When you target your notifications to the right people who will be able get the job done, you drive down your resolution times by spending less time firefighting and figuring out who owns an alert.
Feature: On-call schedules
When too many people are being notified at the same time, you may need to break out who gets notified and when based on the time of the day and day of the week. PagerDuty schedules allow you to do just that by creating customized schedules based on varying rotation types.
Being able to control what hours of the day your team is notified can allow you to distribute work across teams in multiple timezones, giving each regional team a break from getting notified outside of business hours.
When people with the wrong skill set are involved in an incident, keeping your incident resolution time low becomes a struggle as teams try to figure out who should investigate the issue and how to get in contact with them.
Feature: Services and escalation policies
If you are taking too long to get the right people to look at an issue, then you may be targeting your alerts to the wrong team or person. With PagerDuty, you can route your alerts to the right group of people immediately after an incident is triggered.
When incidents are triggered on a service, the incident is immediately assigned to the person(s) on-call in the escalation policy that is tied to that service. By directing your incidents to the right service, you can target exactly which escalation policy or team should be responsible for each alert so that the right people are notified about the problems that they can immediately solve.
Feature: Reassign incidents
If you begin work on an incident and realize that the incident needs to be resolved by a different team or subject matter expert, you can reassign the incident to a different level of your escalation policy, a different escalation policy, or a specific user. When incidents are reassigned, PagerDuty triggers notifications to the person(s) newly assigned to the incident based on the notification rules configured in their user profiles. If an incident is reassigned to an escalation policy, PagerDuty will automatically follow that escalation policy’s rules, eliminating any previous manual processes that may have been taken to get the right person from the right team on an incident.
With this feature, you won’t need to chase down the right person to review an incident, as PagerDuty will be able to automate the notification and escalation process for you, ultimately giving you more time to focus on the parts of your infrastructure that you can maintain.
If you have internal or external SLAs, then you have a commitment to respond (and resolve) problems within a certain amount of time.

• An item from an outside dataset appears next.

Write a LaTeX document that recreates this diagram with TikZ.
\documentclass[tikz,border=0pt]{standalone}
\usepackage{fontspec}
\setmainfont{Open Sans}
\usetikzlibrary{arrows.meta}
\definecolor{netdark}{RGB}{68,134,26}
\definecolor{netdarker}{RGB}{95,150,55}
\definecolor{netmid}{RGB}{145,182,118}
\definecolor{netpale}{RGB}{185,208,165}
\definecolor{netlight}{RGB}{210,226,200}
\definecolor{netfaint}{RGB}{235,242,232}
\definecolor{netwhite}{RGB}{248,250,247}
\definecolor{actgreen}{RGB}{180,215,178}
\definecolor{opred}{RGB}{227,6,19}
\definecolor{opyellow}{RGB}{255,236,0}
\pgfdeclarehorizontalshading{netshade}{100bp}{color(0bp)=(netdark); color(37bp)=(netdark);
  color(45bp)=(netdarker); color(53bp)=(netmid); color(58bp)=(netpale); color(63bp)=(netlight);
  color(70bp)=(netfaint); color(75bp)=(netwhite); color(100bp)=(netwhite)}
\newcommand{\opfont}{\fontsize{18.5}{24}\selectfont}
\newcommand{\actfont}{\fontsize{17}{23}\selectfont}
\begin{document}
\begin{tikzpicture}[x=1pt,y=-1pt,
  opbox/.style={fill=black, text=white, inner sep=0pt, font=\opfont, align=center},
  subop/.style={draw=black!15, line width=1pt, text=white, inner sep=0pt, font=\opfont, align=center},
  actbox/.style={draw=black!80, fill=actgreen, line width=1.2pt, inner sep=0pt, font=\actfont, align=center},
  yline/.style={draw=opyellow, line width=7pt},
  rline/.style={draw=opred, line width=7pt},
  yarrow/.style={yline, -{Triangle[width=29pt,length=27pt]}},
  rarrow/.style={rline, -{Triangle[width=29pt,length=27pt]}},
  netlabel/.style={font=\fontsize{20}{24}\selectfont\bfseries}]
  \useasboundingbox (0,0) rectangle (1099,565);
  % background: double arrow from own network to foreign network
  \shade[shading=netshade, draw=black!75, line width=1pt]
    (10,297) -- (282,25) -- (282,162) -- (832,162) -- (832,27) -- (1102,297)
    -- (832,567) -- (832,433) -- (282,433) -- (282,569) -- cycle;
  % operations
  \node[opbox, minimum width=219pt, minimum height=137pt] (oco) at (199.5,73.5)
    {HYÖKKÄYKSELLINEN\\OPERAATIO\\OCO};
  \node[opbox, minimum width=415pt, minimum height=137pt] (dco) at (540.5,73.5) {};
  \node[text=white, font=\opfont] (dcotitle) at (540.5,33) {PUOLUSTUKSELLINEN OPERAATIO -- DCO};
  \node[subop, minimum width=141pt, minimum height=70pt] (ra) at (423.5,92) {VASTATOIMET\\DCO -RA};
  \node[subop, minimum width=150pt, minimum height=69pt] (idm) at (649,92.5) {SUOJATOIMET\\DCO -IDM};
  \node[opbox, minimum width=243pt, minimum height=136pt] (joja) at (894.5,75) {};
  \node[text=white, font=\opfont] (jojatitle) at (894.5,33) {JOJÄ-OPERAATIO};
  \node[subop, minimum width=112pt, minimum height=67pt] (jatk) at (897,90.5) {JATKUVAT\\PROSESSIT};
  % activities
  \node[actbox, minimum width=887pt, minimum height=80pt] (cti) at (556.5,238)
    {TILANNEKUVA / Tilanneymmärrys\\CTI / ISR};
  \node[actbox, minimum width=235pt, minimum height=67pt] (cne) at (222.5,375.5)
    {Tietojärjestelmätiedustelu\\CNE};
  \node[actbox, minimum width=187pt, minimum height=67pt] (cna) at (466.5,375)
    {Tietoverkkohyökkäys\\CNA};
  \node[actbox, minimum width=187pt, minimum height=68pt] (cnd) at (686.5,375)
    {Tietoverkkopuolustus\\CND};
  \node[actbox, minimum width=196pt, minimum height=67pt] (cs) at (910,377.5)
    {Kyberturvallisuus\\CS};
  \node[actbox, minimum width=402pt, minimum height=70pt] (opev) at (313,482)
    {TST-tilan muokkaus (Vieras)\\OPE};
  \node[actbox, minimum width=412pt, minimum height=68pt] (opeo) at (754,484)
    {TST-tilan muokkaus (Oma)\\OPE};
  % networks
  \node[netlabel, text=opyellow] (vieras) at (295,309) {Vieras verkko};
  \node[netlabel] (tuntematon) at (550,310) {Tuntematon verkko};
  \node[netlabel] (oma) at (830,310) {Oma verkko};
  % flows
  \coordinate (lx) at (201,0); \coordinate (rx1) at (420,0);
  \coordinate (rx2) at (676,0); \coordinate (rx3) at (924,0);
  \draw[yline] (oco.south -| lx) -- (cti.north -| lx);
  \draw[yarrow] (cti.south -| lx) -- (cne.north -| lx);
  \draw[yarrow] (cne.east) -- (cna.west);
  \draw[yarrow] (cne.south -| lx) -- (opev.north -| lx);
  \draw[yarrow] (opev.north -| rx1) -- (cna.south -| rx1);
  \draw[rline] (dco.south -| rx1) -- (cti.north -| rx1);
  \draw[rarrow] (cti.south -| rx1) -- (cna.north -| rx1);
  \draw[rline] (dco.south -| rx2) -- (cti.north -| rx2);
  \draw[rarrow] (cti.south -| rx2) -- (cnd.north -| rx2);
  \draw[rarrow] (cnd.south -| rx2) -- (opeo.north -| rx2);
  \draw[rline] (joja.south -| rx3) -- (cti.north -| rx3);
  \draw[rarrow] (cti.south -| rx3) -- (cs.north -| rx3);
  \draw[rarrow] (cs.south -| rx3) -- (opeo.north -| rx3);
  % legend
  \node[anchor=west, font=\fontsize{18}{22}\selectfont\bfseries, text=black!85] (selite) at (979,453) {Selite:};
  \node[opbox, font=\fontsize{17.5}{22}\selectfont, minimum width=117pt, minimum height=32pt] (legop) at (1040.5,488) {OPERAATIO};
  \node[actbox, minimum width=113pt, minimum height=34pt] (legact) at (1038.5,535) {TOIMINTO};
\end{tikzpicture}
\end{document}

Meeting this SLA may mean keeping your customers happy or preventing a small issue from compounding into a larger one by holding your team accountable to supporting the systems and microservices that they own.

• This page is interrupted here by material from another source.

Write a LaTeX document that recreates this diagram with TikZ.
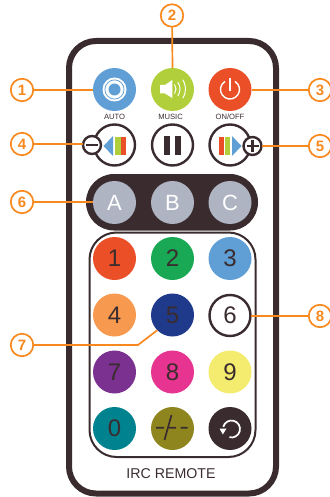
\documentclass[tikz,border=0pt]{standalone}
\usepackage{fontspec}
\setmainfont{Liberation Sans}
\definecolor{dk}{HTML}{3A2C2E}
\definecolor{org}{HTML}{F7891E}
\definecolor{rd}{HTML}{EA4F28}
\definecolor{bl}{HTML}{5F9FD6}
\definecolor{lm}{HTML}{B1CF3A}
\definecolor{gr}{HTML}{AFB4C2}
\tikzset{
 btn/.style={circle,minimum size=43pt,inner sep=0pt,outer sep=0pt,font=\fontsize{24}{24}\selectfont,text=dk},
 ring/.style={btn,draw=dk,line width=2.4pt,fill=white,minimum size=41pt},
 abc/.style={btn,fill=gr,text=white,font=\fontsize{22}{22}\selectfont},
 smallbtn/.style={circle,draw=dk,line width=2.4pt,fill=white,minimum size=18pt,inner sep=0pt,outer sep=0pt},
 call/.style={circle,draw=org,line width=1.7pt,fill=white,minimum size=22.5pt,inner sep=0pt,outer sep=0pt,text=org,font=\fontsize{15}{15}\bfseries\selectfont},
 lead/.style={draw=org,line width=1.7pt},
 captext/.style={font=\fontsize{7.6}{8}\selectfont,text=dk,inner sep=0pt}
}
\begin{document}
\begin{tikzpicture}[x=1pt,y=-1pt]
\useasboundingbox (0,0) rectangle (329,497);
\draw[dk,line width=6pt,rounded corners=27pt] (69,41) rectangle (276,493.5);
% top row
\node[btn,fill=bl] (auto) at (114.5,89.5) {};
\node[btn,fill=lm] (music) at (172.5,89.5) {};
\node[btn,fill=rd] (onoff) at (230,89.5) {};
\fill[white] (auto) circle (12pt);
\draw[bl,line width=0.7pt] (auto) circle (9.6pt);
\fill[bl] (auto) circle (6pt);
\fill[white] (160,85) -- (165,85) -- (172.3,80) -- (172.3,98) -- (165,93.5) -- (160,93.5) -- cycle;
\draw[white,line width=1pt] (168,89) ++(-35:8pt) arc (-35:35:8pt);
\draw[white,line width=1pt] (168,89) ++(-35:12pt) arc (-35:35:12pt);
\draw[white,line width=1pt] (168,89) ++(-32:17.5pt) arc (-32:32:17.5pt);
\draw[white,line width=1.4pt] (230,78.5) -- (230,91);
\draw[white,line width=1.4pt] (230,89.5) ++(58:9.5pt) arc (58:-238:9.5pt);
\node[captext] (l1) at (114.5,117) {AUTO};
\node[captext] (l2) at (170.5,117) {MUSIC};
\node[captext] (l3) at (230,117) {ON/OFF};
% second row
\node[ring] (prev) at (114.5,145) {};
\node[ring] (pause) at (172.5,145) {};
\node[ring] (next) at (230,145) {};
\fill[dk] (164,136) rectangle (170,155);
\fill[dk] (175,136) rectangle (181,155);
\fill[bl] (113,136) -- (113,156) -- (103.5,146) -- cycle;
\fill[lm] (115,137) rectangle (120.5,155);
\fill[rd] (121,137) rectangle (125.5,155);
\fill[rd] (219,137) rectangle (223.5,155);
\fill[lm] (224.5,137) rectangle (230,155);
\fill[bl] (232,136) -- (232,156) -- (241.5,146) -- cycle;
\node[smallbtn] (minus) at (92,145) {};
\node[smallbtn] (plus) at (252.5,146) {};
\draw[dk,line width=2.6pt] (86,145) -- (98,145);
\draw[dk,line width=2.2pt] (246.5,146) -- (258.5,146) (252.5,140) -- (252.5,152);
% ABC
\fill[dk,rounded corners=28pt] (86,174) rectangle (258,230.5);
\node[abc] (btnA) at (114.5,202.5) {A};
\node[abc] (btnB) at (172.5,202.5) {B};
\node[abc] (btnC) at (230,202.5) {C};
% panel
\draw[dk,line width=2pt,rounded corners=27pt] (89.5,232.5) rectangle (255.5,457);
\node[btn,fill=rd] (n1) at (114.5,258.5) {1};
\node[btn,fill={rgb,255:red,25;green,168;blue,83}] (n2) at (172.5,258.5) {2};
\node[btn,fill=bl] (n3) at (230,258.5) {3};
\node[btn,fill={rgb,255:red,247;green,153;blue,79}] (n4) at (114.5,315) {4};
\node[btn,fill={rgb,255:red,31;green,58;blue,138}] (n5) at (172.5,315) {5};
\node[ring] (n6) at (230,315.5) {6};
\node[btn,fill={rgb,255:red,122;green,49;blue,144}] (n7) at (114.5,372) {7};
\node[btn,fill={rgb,255:red,231;green,52;blue,144}] (n8) at (172.5,372) {8};
\node[btn,fill={rgb,255:red,244;green,236;blue,110}] (n9) at (230,372) {9};
\node[btn,fill={rgb,255:red,0;green,131;blue,143}] (n0) at (114.5,428.5) {0};
\node[btn,fill={rgb,255:red,142;green,133;blue,31}] (nd) at (172.5,428.5) {};
\node[btn,fill=dk] (nr) at (230,428.5) {};
\draw[dk,line width=1.7pt] (156,427.7) -- (164,427.7) (164.5,440) -- (171.5,415) (169,427.7) -- (176,427.7) (180.7,427.7) -- (187.7,427.7);
\draw[white,line width=1.7pt] (231.5,429) ++(165:8.5pt) arc (165:-105:8.5pt);
\fill[white] (219.5,428.5) -- (226.5,428.5) -- (222.8,434.5) -- cycle;
\node[font=\fontsize{14.2}{14}\selectfont,text=dk,inner sep=0pt] (title) at (171,474) {IRC REMOTE};
% callouts
\node[call] (c1) at (22,90) {1};
\node[call] (c2) at (172,15.5) {2};
\node[call] (c3) at (320,90) {3};
\node[call] (c4) at (22,144) {4};
\node[call] (c5) at (320,146) {5};
\node[call] (c6) at (22,202) {6};
\node[call] (c7) at (22,345) {7};
\node[call] (c8) at (320,316) {8};
\draw[lead] (c1) -- (auto.west |- c1);
\draw[lead] (c2) -- (music.north);
\draw[lead] (c3) -- (onoff.east |- c3);
\draw[lead] (c4) -- (minus.west |- c4);
\draw[lead] (c5) -- (plus.east |- c5);
\draw[lead] (c6) -- (btnA.west |- c6);
\draw[lead] (c7) -- (138,345) -- (n5.225);
\draw[lead] (c8) -- (n6.east |- c8);
\end{tikzpicture}
\end{document}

Feature: Escalation policies
Escalation policies are designed to automatically escalate incidents to the next person on-call when the primary on-call person does not respond within the escalation timeout period. By customizing your escalation timeout periods between levels, you can determine how fast an incident should automatically escalate in order to:
- Emphasize the importance of an incident to your team. For example, if your escalation timeout period is set to 5 minutes, this creates a sense of urgency for the primary on-call person to respond to the problem before it escalates to the next level (which could be a backup on-call or a team manager).

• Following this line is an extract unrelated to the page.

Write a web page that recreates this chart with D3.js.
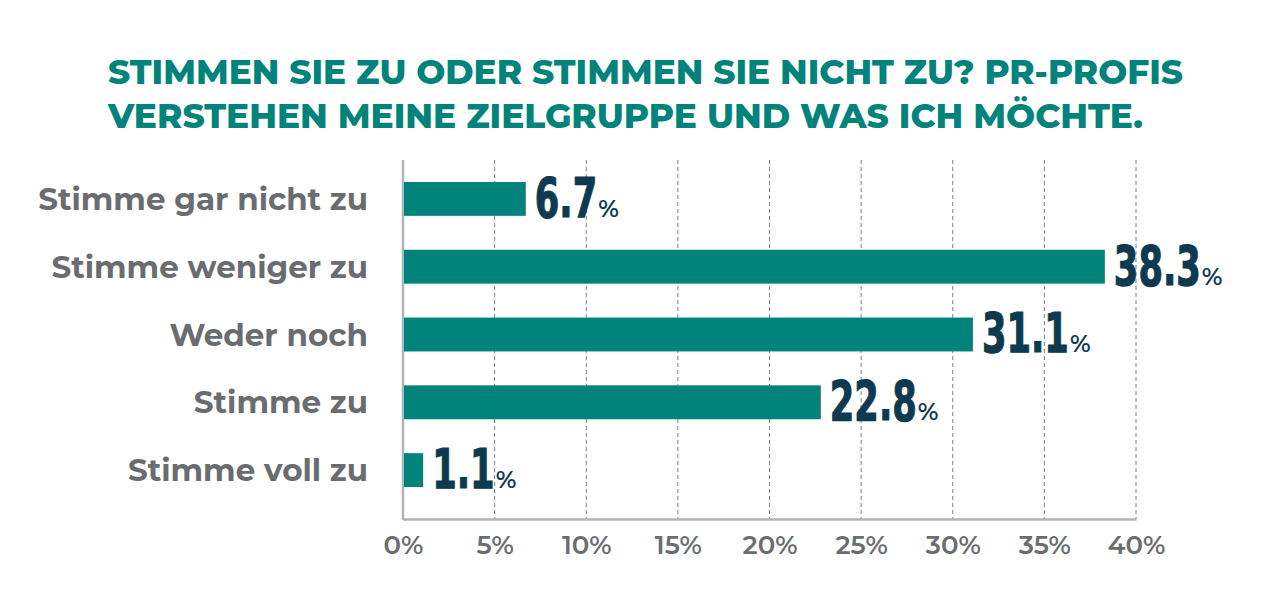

- Bring in reinforcements when the primary on-call is not able to respond right away. The primary on-call may be driving or working on a separate problem and is not able to immediately respond. Instead of letting the alert sit in queue, PagerDuty can automatically escalate it to the next available on-call responder.
When you can automate and control your escalation process, you drive down the time it takes for teams begin acknowledging and working on a problem, helping your team meet business critical SLAs.
Feature: Notification rules
Meeting SLAs can be problematic when the people who should be working on an issue are not notified via the appropriate channels. PagerDuty allows users to create and customize their own notification rules, which determine exactly when a notification should be sent to them under a contact method of their choice - phone call, SMS, email, or push notification. Each user can configure minute-by-minute notifications to ensure none of their assigned incidents slips through the cracks, reducing the time it takes for them to acknowledge and resolve the incident without breaking SLA.
Escalation policies and the ability to reassign incidents to different policies or users are designed to create an automated processes for escalating alerts. However, there is one more feature that can also help be a safety net when an incident takes too long to resolve.
Feature: Incident acknowledgement timeot
Incident acknowledgement timeouts determine when an incident should re-notify the person(s) on-call (plus whoever acknowledged the incident) if the incident stays acknowledged for too long. When an incident stays acknowledged for too long, it may indicate that the person may have forgotten to work on the incident (i.e. bound to happen when somebody acknowledges an incident with their eyes closed while in bed) or that they are taking too long to resolve the incident.
When an incident’s acknowledgment has timed out, the person(s) on-call is re-notified, and the incident will continue to escalate if it is not acknowledged within the escalation timeout period.
This automated re-notification and re-escalation process can help ensure that incidents do not fall through the cracks when they need to be escalated.
Incident acknowledgement timeouts is a service level setting. The default is 30 minutes, however it is recommend to configure your acknowledgement timeout period to give the responder enough time to resolve an incident after it has been acknowledged. For example, if incidents on your service generally take 45 minutes to resolve, then set your ack timeout setting to at least 50 minutes. Note that users can snooze an incident to delay the incident acknowledgement timeout period for incidents that take a little longer to resolve.